— Begin Data section —

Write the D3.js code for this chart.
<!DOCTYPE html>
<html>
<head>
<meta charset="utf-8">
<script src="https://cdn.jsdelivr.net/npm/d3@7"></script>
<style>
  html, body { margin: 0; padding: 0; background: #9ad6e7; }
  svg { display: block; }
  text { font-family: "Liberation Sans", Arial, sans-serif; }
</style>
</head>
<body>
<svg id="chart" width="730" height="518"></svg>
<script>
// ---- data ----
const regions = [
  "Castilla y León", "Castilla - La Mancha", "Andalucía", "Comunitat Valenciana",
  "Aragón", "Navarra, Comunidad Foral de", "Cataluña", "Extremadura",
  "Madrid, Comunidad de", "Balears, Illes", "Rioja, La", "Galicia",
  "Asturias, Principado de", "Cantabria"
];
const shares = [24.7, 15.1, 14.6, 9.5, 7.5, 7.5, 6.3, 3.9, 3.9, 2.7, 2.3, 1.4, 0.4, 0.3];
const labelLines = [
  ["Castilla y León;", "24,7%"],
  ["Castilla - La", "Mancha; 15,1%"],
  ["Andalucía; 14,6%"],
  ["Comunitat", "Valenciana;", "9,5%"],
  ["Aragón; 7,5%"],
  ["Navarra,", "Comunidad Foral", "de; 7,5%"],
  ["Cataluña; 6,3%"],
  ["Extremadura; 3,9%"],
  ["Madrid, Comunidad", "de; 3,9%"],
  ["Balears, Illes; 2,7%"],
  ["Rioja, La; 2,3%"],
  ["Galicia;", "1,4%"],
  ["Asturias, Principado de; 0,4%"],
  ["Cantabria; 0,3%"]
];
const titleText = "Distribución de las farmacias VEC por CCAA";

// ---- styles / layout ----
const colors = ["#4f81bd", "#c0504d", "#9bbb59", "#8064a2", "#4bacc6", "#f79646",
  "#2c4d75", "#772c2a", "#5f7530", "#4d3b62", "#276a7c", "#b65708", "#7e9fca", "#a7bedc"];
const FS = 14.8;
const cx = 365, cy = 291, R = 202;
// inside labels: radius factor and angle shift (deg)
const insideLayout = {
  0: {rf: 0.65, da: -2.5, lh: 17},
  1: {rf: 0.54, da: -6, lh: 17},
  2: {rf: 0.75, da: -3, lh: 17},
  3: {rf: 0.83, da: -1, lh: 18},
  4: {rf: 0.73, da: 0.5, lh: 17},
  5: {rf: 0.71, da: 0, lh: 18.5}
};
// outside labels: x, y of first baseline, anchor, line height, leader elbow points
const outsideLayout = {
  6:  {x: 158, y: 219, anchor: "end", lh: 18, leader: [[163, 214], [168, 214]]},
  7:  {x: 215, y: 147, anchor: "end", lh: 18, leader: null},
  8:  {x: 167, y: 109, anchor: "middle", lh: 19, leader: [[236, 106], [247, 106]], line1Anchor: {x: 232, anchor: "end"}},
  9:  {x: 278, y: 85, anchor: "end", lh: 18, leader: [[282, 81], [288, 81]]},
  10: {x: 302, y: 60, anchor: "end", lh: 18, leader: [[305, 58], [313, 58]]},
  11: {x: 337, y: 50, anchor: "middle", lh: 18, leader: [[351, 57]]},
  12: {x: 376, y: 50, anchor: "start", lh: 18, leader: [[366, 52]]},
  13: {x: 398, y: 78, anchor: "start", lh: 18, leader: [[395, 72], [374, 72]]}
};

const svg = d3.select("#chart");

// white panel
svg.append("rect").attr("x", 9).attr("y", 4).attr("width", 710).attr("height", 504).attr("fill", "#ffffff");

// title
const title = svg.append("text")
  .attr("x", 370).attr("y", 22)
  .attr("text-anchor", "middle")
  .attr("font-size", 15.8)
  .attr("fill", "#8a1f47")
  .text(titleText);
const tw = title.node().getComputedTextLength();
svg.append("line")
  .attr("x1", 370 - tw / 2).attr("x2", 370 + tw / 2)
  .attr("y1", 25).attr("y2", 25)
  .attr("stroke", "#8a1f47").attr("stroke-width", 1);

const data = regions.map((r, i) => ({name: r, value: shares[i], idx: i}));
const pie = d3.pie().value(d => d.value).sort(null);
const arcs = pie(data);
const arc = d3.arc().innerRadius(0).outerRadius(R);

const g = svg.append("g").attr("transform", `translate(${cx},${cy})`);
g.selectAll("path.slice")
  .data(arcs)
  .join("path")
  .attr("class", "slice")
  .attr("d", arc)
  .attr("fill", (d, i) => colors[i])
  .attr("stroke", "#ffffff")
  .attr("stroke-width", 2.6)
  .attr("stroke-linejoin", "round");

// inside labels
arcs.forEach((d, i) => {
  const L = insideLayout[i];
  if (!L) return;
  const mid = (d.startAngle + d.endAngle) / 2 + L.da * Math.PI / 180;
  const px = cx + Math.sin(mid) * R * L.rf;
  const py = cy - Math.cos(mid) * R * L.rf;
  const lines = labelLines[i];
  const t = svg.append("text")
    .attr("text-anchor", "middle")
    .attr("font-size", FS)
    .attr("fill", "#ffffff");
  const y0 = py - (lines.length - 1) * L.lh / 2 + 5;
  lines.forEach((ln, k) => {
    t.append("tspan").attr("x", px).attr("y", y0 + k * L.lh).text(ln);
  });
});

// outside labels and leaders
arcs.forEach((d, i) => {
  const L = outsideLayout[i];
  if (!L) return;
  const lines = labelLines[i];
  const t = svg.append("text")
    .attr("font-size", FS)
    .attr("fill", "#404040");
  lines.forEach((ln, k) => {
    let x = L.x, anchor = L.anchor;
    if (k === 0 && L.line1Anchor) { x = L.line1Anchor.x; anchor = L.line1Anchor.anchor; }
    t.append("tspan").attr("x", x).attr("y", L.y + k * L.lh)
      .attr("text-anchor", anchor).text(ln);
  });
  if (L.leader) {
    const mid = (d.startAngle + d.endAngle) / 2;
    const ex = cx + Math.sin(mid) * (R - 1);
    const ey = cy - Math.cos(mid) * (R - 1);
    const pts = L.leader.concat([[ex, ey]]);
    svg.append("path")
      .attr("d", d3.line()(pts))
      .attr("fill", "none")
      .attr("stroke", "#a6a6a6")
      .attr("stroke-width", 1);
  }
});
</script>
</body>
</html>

— End Data section —

Exercise aim:
Every line above needs to be retyped exactly.

The output:
Write the D3.js code for this chart.
<!DOCTYPE html>
<html>
<head>
<meta charset="utf-8">
<script src="https://cdn.jsdelivr.net/npm/d3@7"></script>
<style>
  html, body { margin: 0; padding: 0; background: #9ad6e7; }
  svg { display: block; }
  text { font-family: "Liberation Sans", Arial, sans-serif; }
</style>
</head>
<body>
<svg id="chart" width="730" height="518"></svg>
<script>
// ---- data ----
const regions = [
  "Castilla y León", "Castilla - La Mancha", "Andalucía", "Comunitat Valenciana",
  "Aragón", "Navarra, Comunidad Foral de", "Cataluña", "Extremadura",
  "Madrid, Comunidad de", "Balears, Illes", "Rioja, La", "Galicia",
  "Asturias, Principado de", "Cantabria"
];
const shares = [24.7, 15.1, 14.6, 9.5, 7.5, 7.5, 6.3, 3.9, 3.9, 2.7, 2.3, 1.4, 0.4, 0.3];
const labelLines = [
  ["Castilla y León;", "24,7%"],
  ["Castilla - La", "Mancha; 15,1%"],
  ["Andalucía; 14,6%"],
  ["Comunitat", "Valenciana;", "9,5%"],
  ["Aragón; 7,5%"],
  ["Navarra,", "Comunidad Foral", "de; 7,5%"],
  ["Cataluña; 6,3%"],
  ["Extremadura; 3,9%"],
  ["Madrid, Comunidad", "de; 3,9%"],
  ["Balears, Illes; 2,7%"],
  ["Rioja, La; 2,3%"],
  ["Galicia;", "1,4%"],
  ["Asturias, Principado de; 0,4%"],
  ["Cantabria; 0,3%"]
];
const titleText = "Distribución de las farmacias VEC por CCAA";

// ---- styles / layout ----
const colors = ["#4f81bd", "#c0504d", "#9bbb59", "#8064a2", "#4bacc6", "#f79646",
  "#2c4d75", "#772c2a", "#5f7530", "#4d3b62", "#276a7c", "#b65708", "#7e9fca", "#a7bedc"];
const FS = 14.8;
const cx = 365, cy = 291, R = 202;
// inside labels: radius factor and angle shift (deg)
const insideLayout = {
  0: {rf: 0.65, da: -2.5, lh: 17},
  1: {rf: 0.54, da: -6, lh: 17},
  2: {rf: 0.75, da: -3, lh: 17},
  3: {rf: 0.83, da: -1, lh: 18},
  4: {rf: 0.73, da: 0.5, lh: 17},
  5: {rf: 0.71, da: 0, lh: 18.5}
};
// outside labels: x, y of first baseline, anchor, line height, leader elbow points
const outsideLayout = {
  6:  {x: 158, y: 219, anchor: "end", lh: 18, leader: [[163, 214], [168, 214]]},
  7:  {x: 215, y: 147, anchor: "end", lh: 18, leader: null},
  8:  {x: 167, y: 109, anchor: "middle", lh: 19, leader: [[236, 106], [247, 106]], line1Anchor: {x: 232, anchor: "end"}},
  9:  {x: 278, y: 85, anchor: "end", lh: 18, leader: [[282, 81], [288, 81]]},
  10: {x: 302, y: 60, anchor: "end", lh: 18, leader: [[305, 58], [313, 58]]},
  11: {x: 337, y: 50, anchor: "middle", lh: 18, leader: [[351, 57]]},
  12: {x: 376, y: 50, anchor: "start", lh: 18, leader: [[366, 52]]},
  13: {x: 398, y: 78, anchor: "start", lh: 18, leader: [[395, 72], [374, 72]]}
};

const svg = d3.select("#chart");

// white panel
svg.append("rect").attr("x", 9).attr("y", 4).attr("width", 710).attr("height", 504).attr("fill", "#ffffff");

// title
const title = svg.append("text")
  .attr("x", 370).attr("y", 22)
  .attr("text-anchor", "middle")
  .attr("font-size", 15.8)
  .attr("fill", "#8a1f47")
  .text(titleText);
const tw = title.node().getComputedTextLength();
svg.append("line")
  .attr("x1", 370 - tw / 2).attr("x2", 370 + tw / 2)
  .attr("y1", 25).attr("y2", 25)
  .attr("stroke", "#8a1f47").attr("stroke-width", 1);

const data = regions.map((r, i) => ({name: r, value: shares[i], idx: i}));
const pie = d3.pie().value(d => d.value).sort(null);
const arcs = pie(data);
const arc = d3.arc().innerRadius(0).outerRadius(R);

const g = svg.append("g").attr("transform", `translate(${cx},${cy})`);
g.selectAll("path.slice")
  .data(arcs)
  .join("path")
  .attr("class", "slice")
  .attr("d", arc)
  .attr("fill", (d, i) => colors[i])
  .attr("stroke", "#ffffff")
  .attr("stroke-width", 2.6)
  .attr("stroke-linejoin", "round");

// inside labels
arcs.forEach((d, i) => {
  const L = insideLayout[i];
  if (!L) return;
  const mid = (d.startAngle + d.endAngle) / 2 + L.da * Math.PI / 180;
  const px = cx + Math.sin(mid) * R * L.rf;
  const py = cy - Math.cos(mid) * R * L.rf;
  const lines = labelLines[i];
  const t = svg.append("text")
    .attr("text-anchor", "middle")
    .attr("font-size", FS)
    .attr("fill", "#ffffff");
  const y0 = py - (lines.length - 1) * L.lh / 2 + 5;
  lines.forEach((ln, k) => {
    t.append("tspan").attr("x", px).attr("y", y0 + k * L.lh).text(ln);
  });
});

// outside labels and leaders
arcs.forEach((d, i) => {
  const L = outsideLayout[i];
  if (!L) return;
  const lines = labelLines[i];
  const t = svg.append("text")
    .attr("font-size", FS)
    .attr("fill", "#404040");
  lines.forEach((ln, k) => {
    let x = L.x, anchor = L.anchor;
    if (k === 0 && L.line1Anchor) { x = L.line1Anchor.x; anchor = L.line1Anchor.anchor; }
    t.append("tspan").attr("x", x).attr("y", L.y + k * L.lh)
      .attr("text-anchor", anchor).text(ln);
  });
  if (L.leader) {
    const mid = (d.startAngle + d.endAngle) / 2;
    const ex = cx + Math.sin(mid) * (R - 1);
    const ey = cy - Math.cos(mid) * (R - 1);
    const pts = L.leader.concat([[ex, ey]]);
    svg.append("path")
      .attr("d", d3.line()(pts))
      .attr("fill", "none")
      .attr("stroke", "#a6a6a6")
      .attr("stroke-width", 1);
  }
});
</script>
</body>
</html>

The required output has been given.